The important point is that the proposal distribution creates a path from $x_0$ to $x_T$ while the “true target distribution” is the path from $x_T$ to $x_0$. So the importance weighting is now the forward path $\stackrel{\rightarrow}{\mathcal{T}}(x_0\rightarrow x_T)$ as a simpler alternative to the reverse path $\stackrel{\leftarrow}{\mathcal{T}}(x_T\rightarrow x_0)$.

To hammer this point home, the normalization constant for $\pi_T(x)$ can be found by taking the expectation with regards to the forward paths: \(\begin{equation} Z_T=\mathbb{E}_{\stackrel{\rightarrow}{\mathcal{T}}(x_0\rightarrow x_T)}\left[w\right]=\mathbb{E}_{\stackrel{\rightarrow}{\mathcal{T}}(x_0\rightarrow x_T)}\left[\frac{\pi_T(x_T)\stackrel{\leftarrow}{\mathcal{T}}(x_T\rightarrow x_0)}{q(x_0)\stackrel{\rightarrow}{\mathcal{T}}(x_0\rightarrow x_T)}\right] \end{equation}\)

That was… probably hard to follow. Hopefully I got some of the message across - there is a Markov chain that goes from $q(x)$ to $\pi_T(x)$ and the reverse of it. If you understood that, and are comfortable with importance sampling, then you’re fine. It’ll sink in if you think about it a bit more.
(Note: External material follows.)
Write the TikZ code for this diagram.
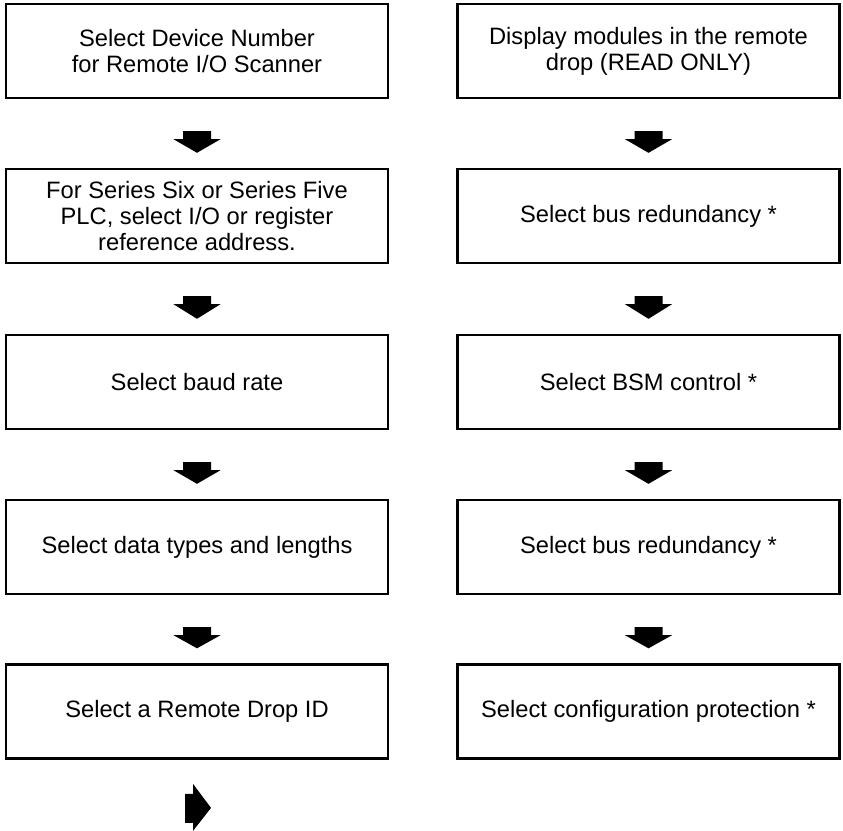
\documentclass[tikz,border=0pt]{standalone}
\usepackage{fontspec}
\setmainfont{Liberation Sans}
\usetikzlibrary{calc}

\newcommand{\blockdown}[2]{%
  \fill ($(#1.south)+(-14,32)$) -- ++(28,0) -- ++(0,8) -- ++(9.5,0)
    -- ($(#2.north)+(0,-15)$) -- ($(#1.south)+(-23.5,40)$) -- ++(9.5,0) -- cycle;
}

\begin{document}
\begin{tikzpicture}[x=1pt,y=-1pt,
  box/.style={draw,line width=2.4pt,minimum width=382pt,minimum height=94pt,
    align=center,inner sep=0pt,font=\fontsize{23.7}{26}\selectfont}]
\useasboundingbox (0,0) rectangle (843,830);
\node[box] (l1) at (197,51) {Select Device Number\\for Remote I/O Scanner};
\node[box] (l2) at (197,216) {For Series Six or Series Five\\PLC, select I/O or register\\reference address.};
\node[box] (l3) at (197,382) {Select baud rate};
\node[box] (l4) at (197,547) {Select data types and lengths};
\node[box] (l5) at (197,711.5) {Select a Remote Drop ID};
\node[box] (r1) at (648.5,51) {Display modules in the remote\\drop (READ ONLY)};
\node[box] (r2) at (648.5,216) {Select bus redundancy *};
\node[box] (r3) at (648.5,382) {Select BSM control *};
\node[box] (r4) at (648.5,547) {Select bus redundancy *};
\node[box] (r5) at (648.5,711.5) {Select configuration protection *};
\foreach \a/\b in {l1/l2,l2/l3,l3/l4,l4/l5,r1/r2,r2/r3,r3/r4,r4/r5}{
  \blockdown{\a}{\b}
}
\coordinate (nxt) at ($(l5.south)+(-12,48.7)$);
\fill (nxt) ++(0,-14.5) -- ++(8,0) -- ++(0,-10) -- ++(18,24) -- ++(-18,23)
  -- ++(0,-8) -- ++(-8,0) -- cycle;
\end{tikzpicture}
\end{document}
This is a neat mathematical trick, though. Theoretically, it is no different than standard importance sampling, we just defined weird proposal and target distributions. Transforming the a simple distribution to something close to the target, though, that’s the core of it.

If you read this far, well, I commend you. Good luck using AIS!